--- Source material ---

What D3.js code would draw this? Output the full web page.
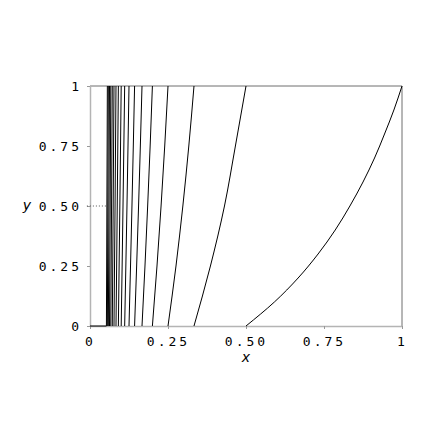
<!DOCTYPE html>
<html lang="en">
<head>
<meta charset="utf-8">
<script src="https://d3js.org/d3.v7.min.js"></script>
<style>
	body { margin: 0; background: #fff; }
	svg { background: #fff; }
	.curve { fill: none; stroke: #000; stroke-width: 1px; }
	.tick text { font-family: 'DejaVu Sans Mono', monospace; font-size: 13px; letter-spacing: 3px; fill: #000; }
	.tick line { stroke: #999; }
	.domain { stroke: #b4b4b4; stroke-width: 1.5px; }
	.frame { stroke: #6e6e6e; stroke-width: 1px; }
	.axis-label { font-family: 'DejaVu Sans', sans-serif; font-style: italic; font-size: 14px; }
</style>
</head>
<body>
<div id="chart"></div>
<script>

var width = 436, height = 436;

// the big curve on the right, read at finer y steps
var yLevelsFine = [0, 0.1, 0.2, 0.3, 0.4, 0.5, 0.6, 0.7, 0.8, 0.9, 1];
var firstCurveX = [0.5, 0.591, 0.667, 0.731, 0.786, 0.833, 0.875, 0.912, 0.944, 0.974, 1];

// the rest of the curves, read at these y levels
var yLevels = [0, 0.25, 0.5, 0.75, 1];
var curveX = [
	[0.3333, 0.386, 0.431, 0.466, 0.5],
	[0.25, 0.2756, 0.2976, 0.3167, 0.3333],
	[0.2, 0.2147, 0.2278, 0.2395, 0.25],
	[0.1667, 0.1762, 0.1848, 0.1928, 0.2],
	[0.1429, 0.1495, 0.1557, 0.1614, 0.1667],
	[0.125, 0.1299, 0.1345, 0.1388, 0.1429],
	[0.1111, 0.1149, 0.1185, 0.1218, 0.125],
	[0.1, 0.103, 0.1058, 0.1085, 0.1111],
	[0.0909, 0.0933, 0.0957, 0.0979, 0.1],
	[0.0833, 0.0854, 0.0873, 0.0891, 0.0909],
	[0.0769, 0.0786, 0.0803, 0.0818, 0.0833],
	[0.0714, 0.0729, 0.0743, 0.0756, 0.0769],
	[0.0667, 0.0679, 0.0691, 0.0703, 0.0714],
	[0.0625, 0.0636, 0.0647, 0.0657, 0.0667],
	[0.0588, 0.0598, 0.0607, 0.0616, 0.0625],
	[0.0556, 0.0564, 0.0572, 0.0580, 0.0588],
	[0.0526, 0.0534, 0.0541, 0.0549, 0.0556]
];

// short segments near x = 0
var baseSegX = [0, 0.0526];
var baseSegY = 0;
var dotSegX = [-0.01, 0.0526];
var dotSegY = 0.5;

var tickValues = [0, 0.25, 0.5, 0.75, 1];
var tickLabels = ["0", "0.25", "0.50", "0.75", "1"];

var margin = {left: 90, right: 34, top: 86, bottom: 110};

var x = d3.scaleLinear().domain([0, 1]).range([margin.left, width - margin.right]);
var y = d3.scaleLinear().domain([0, 1]).range([height - margin.bottom, margin.top]);

var svg = d3.select("#chart").append("svg")
	.attr("width", width)
	.attr("height", height);

// top and right border
svg.append("line").attr("class", "frame")
	.attr("x1", x(0)).attr("x2", x(1)).attr("y1", y(1)).attr("y2", y(1));
svg.append("line").attr("class", "frame")
	.attr("x1", x(1)).attr("x2", x(1)).attr("y1", y(0)).attr("y2", y(1));

var xAxis = d3.axisBottom(x)
	.tickValues(tickValues)
	.tickFormat(function(d, i) { return tickLabels[i]; })
	.tickSizeInner(3).tickSizeOuter(0).tickPadding(8);

var yAxis = d3.axisLeft(y)
	.tickValues(tickValues)
	.tickFormat(function(d, i) { return tickLabels[i]; })
	.tickSizeInner(3).tickSizeOuter(0).tickPadding(5);

svg.append("g")
	.attr("transform", "translate(0," + y(0) + ")")
	.call(xAxis)
	.selectAll("text").attr("font-family", null).attr("font-size", null);

svg.append("g")
	.attr("transform", "translate(" + x(0) + ",0)")
	.call(yAxis)
	.selectAll("text").attr("font-family", null).attr("font-size", null);

var line = d3.line()
	.x(function(d) { return x(d[0]); })
	.y(function(d) { return y(d[1]); })
	.curve(d3.curveMonotoneY);

var g = svg.append("g");

g.append("path")
	.attr("class", "curve")
	.attr("d", line(firstCurveX.map(function(v, i) { return [v, yLevelsFine[i]]; })));

g.selectAll(".curve-n")
	.data(curveX)
	.enter()
	.append("path")
	.attr("class", "curve curve-n")
	.attr("d", function(xs) {
		return line(xs.map(function(v, i) { return [v, yLevels[i]]; }));
	});

svg.append("line")
	.attr("x1", x(baseSegX[0])).attr("x2", x(baseSegX[1]))
	.attr("y1", y(baseSegY)).attr("y2", y(baseSegY))
	.style("stroke", "#000").style("stroke-width", 1);

svg.append("line")
	.attr("x1", x(dotSegX[0])).attr("x2", x(dotSegX[1]))
	.attr("y1", y(dotSegY)).attr("y2", y(dotSegY))
	.style("stroke", "#555").style("stroke-width", 1)
	.style("stroke-dasharray", "1,2");

svg.append("text").attr("class", "axis-label")
	.attr("x", x(0.5)).attr("y", 362)
	.attr("text-anchor", "middle")
	.text("x");

svg.append("text").attr("class", "axis-label")
	.attr("x", 27).attr("y", y(0.5))
	.attr("dy", "0.32em")
	.attr("text-anchor", "middle")
	.text("y");

</script>
</body>
</html>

---

What is asked:
Restate, line by line and word for word, everything from the top of the material through the line that contains "0.944, 0.974, 1];". Leave pictures out.

Expected output:
What D3.js code would draw this? Output the full web page.
<!DOCTYPE html>
<html lang="en">
<head>
<meta charset="utf-8">
<script src="https://d3js.org/d3.v7.min.js"></script>
<style>
	body { margin: 0; background: #fff; }
	svg { background: #fff; }
	.curve { fill: none; stroke: #000; stroke-width: 1px; }
	.tick text { font-family: 'DejaVu Sans Mono', monospace; font-size: 13px; letter-spacing: 3px; fill: #000; }
	.tick line { stroke: #999; }
	.domain { stroke: #b4b4b4; stroke-width: 1.5px; }
	.frame { stroke: #6e6e6e; stroke-width: 1px; }
	.axis-label { font-family: 'DejaVu Sans', sans-serif; font-style: italic; font-size: 14px; }
</style>
</head>
<body>
<div id="chart"></div>
<script>

var width = 436, height = 436;

// the big curve on the right, read at finer y steps
var yLevelsFine = [0, 0.1, 0.2, 0.3, 0.4, 0.5, 0.6, 0.7, 0.8, 0.9, 1];
var firstCurveX = [0.5, 0.591, 0.667, 0.731, 0.786, 0.833, 0.875, 0.912, 0.944, 0.974, 1];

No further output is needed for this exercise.